Analog delay with tap tempo and 1000ms? That's absolutely killer for the price tag of this pedal. The slider was another big selling point, as you can easily dial your delay time with your feet. I also love the blinking led indicating you the tempo, it just makes sense and helps a lot. Tone is great as you would expect with bucket brigade's analog wizardry. There are a few cons that make it not getting 5 stars:
First, on the fx loop, it seems to struggle to grab tone that is heavily distorted, so the volume of the repeats with distortion is not great, it doesn't quite grab the attack of the pick, only the harmonics.
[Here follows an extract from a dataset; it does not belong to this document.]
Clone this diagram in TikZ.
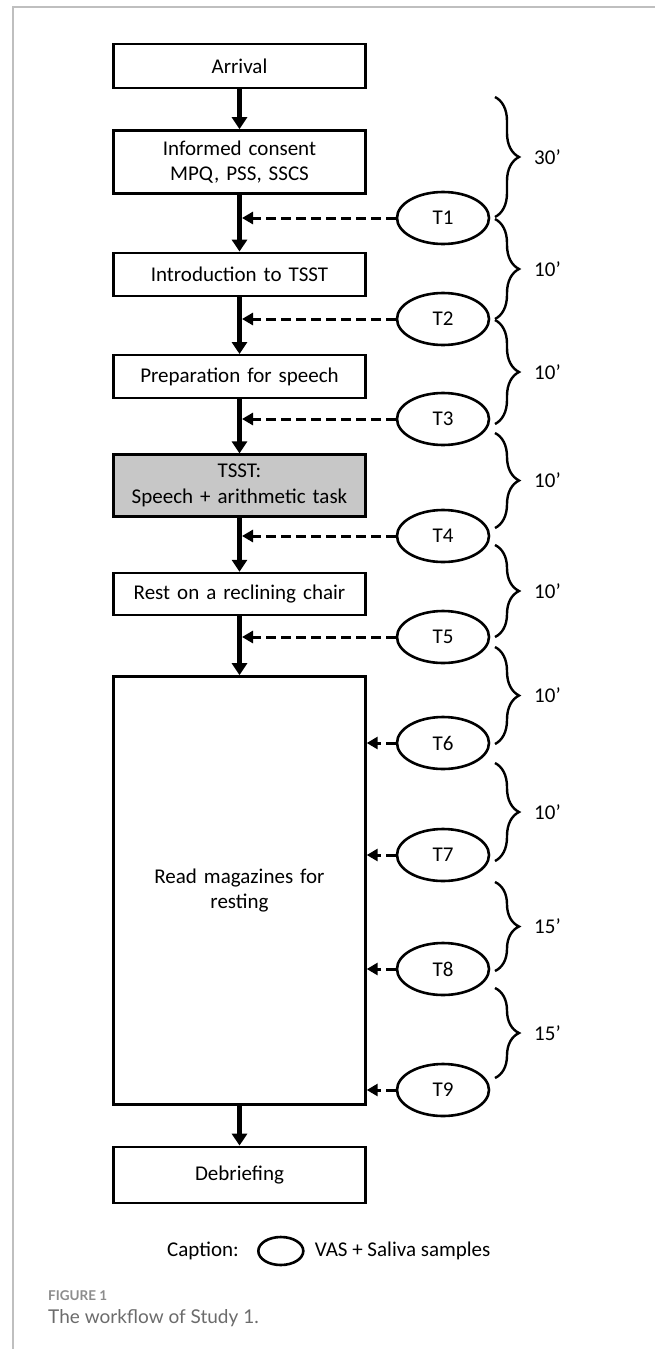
\documentclass[tikz,border=0pt]{standalone}
\usepackage{fontspec}
\setmainfont{Carlito}
\newfontfamily\capfont{Lato}
\usetikzlibrary{positioning}
\usetikzlibrary{shapes.geometric,arrows.meta,decorations.pathreplacing}

\begin{document}
\begin{tikzpicture}[x=1pt, y=1pt, node distance={40pt},
    main/.style={rectangle, draw, line width=2.4pt, minimum width=252pt, text width=245pt, inner sep=0pt, align=center, font=\fontsize{21}{25.5}\selectfont},
    ts/.style={ellipse, draw, line width=2.6pt, minimum width=92pt, minimum height=52pt, inner sep=0pt, font=\fontsize{21}{24}\selectfont},
    ar/.style={line width=5pt, -{Triangle[length=12pt,width=15pt]}},
    dar/.style={line width=3pt, dash pattern=on 10pt off 5pt, -{Triangle[length=11pt,width=12pt]}},
    br/.style={decorate, decoration={brace, amplitude=24pt}, line width=2.4pt},
    lab/.style={inner sep=0pt, anchor=west, font=\fontsize{21}{24}\selectfont}]
      \useasboundingbox (0,0) rectangle (655,-1349);
      \draw[black!25, line width=1.3pt] (13,-1349) -- (13,-7) -- (655,-7);

      % steps of the session
      \node[main, minimum height=44pt] (1) at (239.5,-66) {Arrival};
      \node[main, minimum height=63pt] (2) [below=40pt of 1] {Informed consent\\MPQ, PSS, SSCS};
      \node[main, minimum height=43pt] (3) [below=57pt of 2] {Introduction to TSST};
      \node[main, minimum height=43pt] (4) [below=57pt of 3] {Preparation for speech};
      \node[main, minimum height=62pt, fill=black!22] (5) [below=54pt of 4] {TSST:\\Speech + arithmetic task};
      \node[main, minimum height=42pt] (6) [below=54pt of 5] {Rest on a reclining chair};
      \node[main, minimum height=428pt] (7) [below=59pt of 6] {Read magazines for\\resting};
      \node[main, minimum height=56pt] (8) [below=40pt of 7] {Debriefing};

      \draw[ar] (1) -- (2);
      \draw[ar] (2) -- (3);
      \draw[ar] (3) -- (4);
      \draw[ar] (4) -- (5);
      \draw[ar] (5) -- (6);
      \draw[ar] (6) -- (7);
      \draw[ar] (7) -- (8);

      % sampling points
      \node[ts] (T1) at (443,-218) {T1};
      \node[ts] (T2) at (443,-319) {T2};
      \node[ts] (T3) at (443,-419) {T3};
      \node[ts] (T4) at (443,-536) {T4};
      \node[ts] (T5) at (443,-637) {T5};
      \node[ts] (T6) at (443,-743) {T6};
      \node[ts] (T7) at (443,-855) {T7};
      \node[ts] (T8) at (443,-969) {T8};
      \node[ts] (T9) at (443,-1090) {T9};

      \draw[dar, shorten >=2.5pt] (T1) -- (T1 -| 2.south);
      \draw[dar, shorten >=2.5pt] (T2) -- (T2 -| 3.north);
      \draw[dar, shorten >=2.5pt] (T3) -- (T3 -| 4.south);
      \draw[dar, shorten >=2.5pt] (T4) -- (T4 -| 5.south);
      \draw[dar, shorten >=2.5pt] (T5) -- (T5 -| 6.south);
      \draw[dar] (T6) -- (T6 -| 7.east);
      \draw[dar] (T7) -- (T7 -| 7.east);
      \draw[dar] (T8) -- (T8 -| 7.east);
      \draw[dar] (T9) -- (T9 -| 7.east);

      % time spans
      \draw[br] (495,-97) -- (495,-217) node[lab, midway, xshift=38pt] {30’};
      \draw[br] (495,-219) -- (495,-319) node[lab, midway, xshift=38pt] {10’};
      \draw[br] (495,-320) -- (495,-424) node[lab, midway, xshift=38pt] {10’};
      \draw[br] (495,-433) -- (495,-528) node[lab, midway, xshift=38pt] {10’};
      \draw[br] (495,-545) -- (495,-637) node[lab, midway, xshift=38pt] {10’};
      \draw[br] (495,-647) -- (495,-744) node[lab, midway, xshift=38pt] {10’};
      \draw[br] (495,-763) -- (495,-861) node[lab, midway, xshift=38pt] {10’};
      \draw[br] (495,-882) -- (495,-971) node[lab, midway, xshift=38pt] {15’};
      \draw[br] (495,-988) -- (495,-1078) node[lab, midway, xshift=38pt] {15’};

      % legend
      \node[lab] (cap) at (167,-1251) {Caption:};
      \node[ellipse, draw, line width=2.6pt, minimum width=45pt, minimum height=28pt, inner sep=0pt] (leg) [right=18pt of cap] {};
      \node[lab] (vas) [right=10pt of leg] {VAS + Saliva samples};

      \node[inner sep=0pt, anchor=west, text=black!45, font=\capfont\bfseries\fontsize{13.5}{15}\selectfont] (fig) at (48,-1296) {FIGURE 1};
      \node[inner sep=0pt, anchor=west, text=black!58, font=\capfont\fontsize{19}{22}\selectfont] (title) at (48,-1318) {The workflow of Study 1.};
    \end{tikzpicture}
\end{document}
Even if i dial the mix knob to its max it feels like the repeated delay is only at 11 o'clock mix... (i actually did a little test you can see here https://www.youtube.com/watch?v=oJyd9dQi3AA&t )
Second, the slider, although killer, feels really fragile and prone to breaking. I bet some day sooner or later i will find myself googling for another slider part.
Third, although it's a buffered pedal it doesn't trail out as i wish it would. By this i mean that when you switch it off it instantly kills the delayed repeats, and not fade them away as you would expect on a buffered analog delay... I just dont like having my delays chopped off, i prefer them to fade away untill death (i miss you dd7)
Fourth, i would like it to have a 100% wet option, but there is simple mod you can do to achieve this.
And finally, i actually dont find this too bad, but the tap tempo is reseted if you switch it off, and also you cant tap a tempo with the pedal off and then hit fx and have that tempo. But actually you can approach this as a way to jump between two delay tempos fast - turn it on, dial a fast and precise tempo for your sextuplets, tap tempo a slow tempo (or vice versa), now you can jump precisely from one to the other by hitting the fx off and on quickly.
It also seems to add some noise to your chain in high gain channels. Besides that, great pedal!
"It''s the smart layout and functionality of the controls that make the Ibanez Echo Shifter a standout and help bridge the gap between modern stompbox practicality and the quirky joys of tape delay and analog synths."